* Work to be completed
Without including any images, repeat the data exactly.

* Collected data
________________________

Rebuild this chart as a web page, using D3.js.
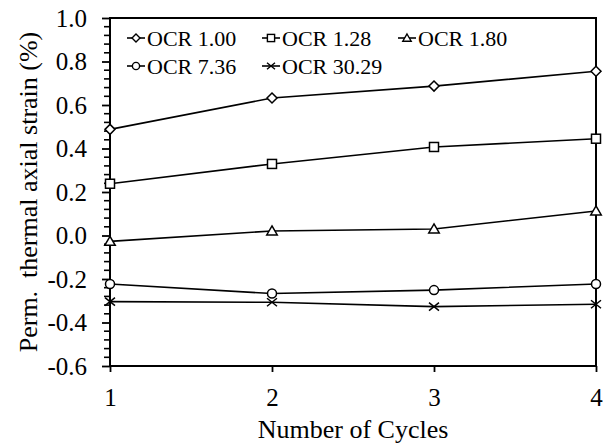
<!DOCTYPE html>
<html>
<head>
<meta charset="utf-8">
<script src="https://cdn.jsdelivr.net/npm/d3@7"></script>
<style>
  html, body { margin: 0; padding: 0; background: #fff; }
  svg { display: block; }
  svg text { font-family: "Liberation Serif", "Times New Roman", serif; }
</style>
</head>
<body>
<svg id="chart" width="605" height="443"></svg>
<script>
// Permanent thermal axial strain per heating/cooling cycle for each OCR
const cycles = [1, 2, 3, 4];
const seriesNames = ["OCR 1.00", "OCR 1.28", "OCR 1.80", "OCR 7.36", "OCR 30.29"];
const ocr100 = [0.488, 0.632, 0.687, 0.755];
const ocr128 = [0.238, 0.329, 0.407, 0.445];
const ocr180 = [-0.027, 0.021, 0.030, 0.113];
const ocr736 = [-0.223, -0.267, -0.251, -0.223];
const ocr3029 = [-0.304, -0.307, -0.327, -0.316];
const markerTypes = ["diamond", "square", "triangle", "circle", "cross"];
const yMajorTicks = [-0.6, -0.4, -0.2, 0.0, 0.2, 0.4, 0.6, 0.8, 1.0];
const xTicks = [1, 2, 3, 4];

const seriesValues = [ocr100, ocr128, ocr180, ocr736, ocr3029];

const W = 605, H = 443;
const margin = { top: 18, right: 9, bottom: 77, left: 110 };
const innerW = W - margin.left - margin.right;
const innerH = H - margin.top - margin.bottom;

const svg = d3.select("#chart");
const g = svg.append("g").attr("transform", `translate(${margin.left},${margin.top})`);

const x = d3.scaleLinear().domain([1, 4]).range([0, innerW]);
const y = d3.scaleLinear().domain([-0.6, 1.0]).range([innerH, 0]);

// Minor y ticks every 0.04
const minorTicks = d3.range(0, 41).map(i => -0.6 + i * 0.04)
  .filter(v => !yMajorTicks.some(m => Math.abs(m - v) < 1e-6));
g.append("g")
  .selectAll("line")
  .data(minorTicks)
  .join("line")
  .attr("x1", -6).attr("x2", 0)
  .attr("y1", d => y(d)).attr("y2", d => y(d))
  .attr("stroke", "#000").attr("stroke-width", 1.6);

// Left axis (plain hyphen for negatives)
const yAxis = g.append("g")
  .call(d3.axisLeft(y).tickValues(yMajorTicks)
    .tickFormat(d => (Math.abs(d) < 1e-9 ? 0 : d).toFixed(1))
    .tickSize(8).tickPadding(15));
yAxis.attr("font-family", null);
yAxis.select(".domain").remove();
yAxis.selectAll(".tick line").attr("stroke", "#000").attr("stroke-width", 1.8);
yAxis.selectAll(".tick text").attr("font-size", 25).attr("fill", "#000");

// Bottom axis
const xAxis = g.append("g")
  .attr("transform", `translate(0,${innerH})`)
  .call(d3.axisBottom(x).tickValues(xTicks).tickFormat(d3.format("d")).tickSize(6).tickPadding(16));
xAxis.attr("font-family", null);
xAxis.select(".domain").remove();
xAxis.selectAll(".tick line").attr("stroke", "#000").attr("stroke-width", 1.8);
xAxis.selectAll(".tick text").attr("font-size", 25).attr("fill", "#000");

// Frame
g.append("rect")
  .attr("x", 0).attr("y", 0).attr("width", innerW).attr("height", innerH)
  .attr("fill", "none").attr("stroke", "#000").attr("stroke-width", 2);

// Marker drawing
function drawMarker(sel, type, size) {
  const s = size;
  if (type === "diamond") {
    sel.append("path").attr("d", `M0,${-s}L${s},0L0,${s}L${-s},0Z`);
  } else if (type === "square") {
    sel.append("rect").attr("x", -s * 0.9).attr("y", -s * 0.9).attr("width", s * 1.8).attr("height", s * 1.8);
  } else if (type === "triangle") {
    sel.append("path").attr("d", `M0,${-s * 1.0}L${s * 1.05},${s * 0.8}L${-s * 1.05},${s * 0.8}Z`);
  } else if (type === "circle") {
    sel.append("circle").attr("r", s * 0.9);
  } else if (type === "cross") {
    sel.append("path").attr("d", `M${-s},${-s * 0.8}L${s},${s * 0.8}M${-s},${s * 0.8}L${s},${-s * 0.8}`);
  }
}

const line = d3.line().x((d, i) => x(cycles[i])).y(d => y(d));

seriesValues.forEach((vals, si) => {
  g.append("path")
    .datum(vals)
    .attr("d", line)
    .attr("fill", "none")
    .attr("stroke", "#000")
    .attr("stroke-width", 1.6);
  vals.forEach((v, i) => {
    const m = g.append("g")
      .attr("transform", `translate(${x(cycles[i])},${y(v)})`)
      .attr("fill", "#fff").attr("stroke", "#000").attr("stroke-width", 1.5);
    drawMarker(m, markerTypes[si], 5);
  });
});

// Legend
const legendCols = [127, 262, 398];
const legendRows = [45.5, 73.5];
seriesNames.forEach((name, i) => {
  const col = i % 3, row = Math.floor(i / 3);
  const lx = legendCols[col], ly = legendRows[row];
  const lg = svg.append("g").attr("transform", `translate(${lx},${ly})`);
  lg.append("line").attr("x1", 0).attr("x2", 18).attr("y1", -7.5).attr("y2", -7.5)
    .attr("stroke", "#000").attr("stroke-width", 1.6);
  const m = lg.append("g").attr("transform", "translate(9,-7.5)")
    .attr("fill", "#fff").attr("stroke", "#000").attr("stroke-width", 1.4);
  drawMarker(m, markerTypes[i], 4);
  lg.append("text").attr("x", 20).attr("y", 0)
    .attr("font-size", 22).attr("fill", "#000").text(name);
});

// Axis titles
svg.append("text")
  .attr("x", margin.left + innerW / 2).attr("y", 438)
  .attr("text-anchor", "middle").attr("font-size", 26).attr("fill", "#000")
  .text("Number of Cycles");

svg.append("text")
  .attr("transform", `translate(37,${margin.top + innerH / 2}) rotate(-90)`)
  .attr("text-anchor", "middle").attr("font-size", 26).attr("fill", "#000")
  .attr("xml:space", "preserve").style("white-space", "pre")
  .text("Perm.  thermal axial strain (%)");
</script>
</body>
</html>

________________________

* Solution below
Rebuild this chart as a web page, using D3.js.
<!DOCTYPE html>
<html>
<head>
<meta charset="utf-8">
<script src="https://cdn.jsdelivr.net/npm/d3@7"></script>
<style>
  html, body { margin: 0; padding: 0; background: #fff; }
  svg { display: block; }
  svg text { font-family: "Liberation Serif", "Times New Roman", serif; }
</style>
</head>
<body>
<svg id="chart" width="605" height="443"></svg>
<script>
// Permanent thermal axial strain per heating/cooling cycle for each OCR
const cycles = [1, 2, 3, 4];
const seriesNames = ["OCR 1.00", "OCR 1.28", "OCR 1.80", "OCR 7.36", "OCR 30.29"];
const ocr100 = [0.488, 0.632, 0.687, 0.755];
const ocr128 = [0.238, 0.329, 0.407, 0.445];
const ocr180 = [-0.027, 0.021, 0.030, 0.113];
const ocr736 = [-0.223, -0.267, -0.251, -0.223];
const ocr3029 = [-0.304, -0.307, -0.327, -0.316];
const markerTypes = ["diamond", "square", "triangle", "circle", "cross"];
const yMajorTicks = [-0.6, -0.4, -0.2, 0.0, 0.2, 0.4, 0.6, 0.8, 1.0];
const xTicks = [1, 2, 3, 4];

const seriesValues = [ocr100, ocr128, ocr180, ocr736, ocr3029];

const W = 605, H = 443;
const margin = { top: 18, right: 9, bottom: 77, left: 110 };
const innerW = W - margin.left - margin.right;
const innerH = H - margin.top - margin.bottom;

const svg = d3.select("#chart");
const g = svg.append("g").attr("transform", `translate(${margin.left},${margin.top})`);

const x = d3.scaleLinear().domain([1, 4]).range([0, innerW]);
const y = d3.scaleLinear().domain([-0.6, 1.0]).range([innerH, 0]);

// Minor y ticks every 0.04
const minorTicks = d3.range(0, 41).map(i => -0.6 + i * 0.04)
  .filter(v => !yMajorTicks.some(m => Math.abs(m - v) < 1e-6));
g.append("g")
  .selectAll("line")
  .data(minorTicks)
  .join("line")
  .attr("x1", -6).attr("x2", 0)
  .attr("y1", d => y(d)).attr("y2", d => y(d))
  .attr("stroke", "#000").attr("stroke-width", 1.6);

// Left axis (plain hyphen for negatives)
const yAxis = g.append("g")
  .call(d3.axisLeft(y).tickValues(yMajorTicks)
    .tickFormat(d => (Math.abs(d) < 1e-9 ? 0 : d).toFixed(1))
    .tickSize(8).tickPadding(15));
yAxis.attr("font-family", null);
yAxis.select(".domain").remove();
yAxis.selectAll(".tick line").attr("stroke", "#000").attr("stroke-width", 1.8);
yAxis.selectAll(".tick text").attr("font-size", 25).attr("fill", "#000");

// Bottom axis
const xAxis = g.append("g")
  .attr("transform", `translate(0,${innerH})`)
  .call(d3.axisBottom(x).tickValues(xTicks).tickFormat(d3.format("d")).tickSize(6).tickPadding(16));
xAxis.attr("font-family", null);
xAxis.select(".domain").remove();
xAxis.selectAll(".tick line").attr("stroke", "#000").attr("stroke-width", 1.8);
xAxis.selectAll(".tick text").attr("font-size", 25).attr("fill", "#000");

// Frame
g.append("rect")
  .attr("x", 0).attr("y", 0).attr("width", innerW).attr("height", innerH)
  .attr("fill", "none").attr("stroke", "#000").attr("stroke-width", 2);

// Marker drawing
function drawMarker(sel, type, size) {
  const s = size;
  if (type === "diamond") {
    sel.append("path").attr("d", `M0,${-s}L${s},0L0,${s}L${-s},0Z`);
  } else if (type === "square") {
    sel.append("rect").attr("x", -s * 0.9).attr("y", -s * 0.9).attr("width", s * 1.8).attr("height", s * 1.8);
  } else if (type === "triangle") {
    sel.append("path").attr("d", `M0,${-s * 1.0}L${s * 1.05},${s * 0.8}L${-s * 1.05},${s * 0.8}Z`);
  } else if (type === "circle") {
    sel.append("circle").attr("r", s * 0.9);
  } else if (type === "cross") {
    sel.append("path").attr("d", `M${-s},${-s * 0.8}L${s},${s * 0.8}M${-s},${s * 0.8}L${s},${-s * 0.8}`);
  }
}

const line = d3.line().x((d, i) => x(cycles[i])).y(d => y(d));

seriesValues.forEach((vals, si) => {
  g.append("path")
    .datum(vals)
    .attr("d", line)
    .attr("fill", "none")
    .attr("stroke", "#000")
    .attr("stroke-width", 1.6);
  vals.forEach((v, i) => {
    const m = g.append("g")
      .attr("transform", `translate(${x(cycles[i])},${y(v)})`)
      .attr("fill", "#fff").attr("stroke", "#000").attr("stroke-width", 1.5);
    drawMarker(m, markerTypes[si], 5);
  });
});

// Legend
const legendCols = [127, 262, 398];
const legendRows = [45.5, 73.5];
seriesNames.forEach((name, i) => {
  const col = i % 3, row = Math.floor(i / 3);
  const lx = legendCols[col], ly = legendRows[row];
  const lg = svg.append("g").attr("transform", `translate(${lx},${ly})`);
  lg.append("line").attr("x1", 0).attr("x2", 18).attr("y1", -7.5).attr("y2", -7.5)
    .attr("stroke", "#000").attr("stroke-width", 1.6);
  const m = lg.append("g").attr("transform", "translate(9,-7.5)")
    .attr("fill", "#fff").attr("stroke", "#000").attr("stroke-width", 1.4);
  drawMarker(m, markerTypes[i], 4);
  lg.append("text").attr("x", 20).attr("y", 0)
    .attr("font-size", 22).attr("fill", "#000").text(name);
});

// Axis titles
svg.append("text")
  .attr("x", margin.left + innerW / 2).attr("y", 438)
  .attr("text-anchor", "middle").attr("font-size", 26).attr("fill", "#000")
  .text("Number of Cycles");

svg.append("text")
  .attr("transform", `translate(37,${margin.top + innerH / 2}) rotate(-90)`)
  .attr("text-anchor", "middle").attr("font-size", 26).attr("fill", "#000")
  .attr("xml:space", "preserve").style("white-space", "pre")
  .text("Perm.  thermal axial strain (%)");
</script>
</body>
</html>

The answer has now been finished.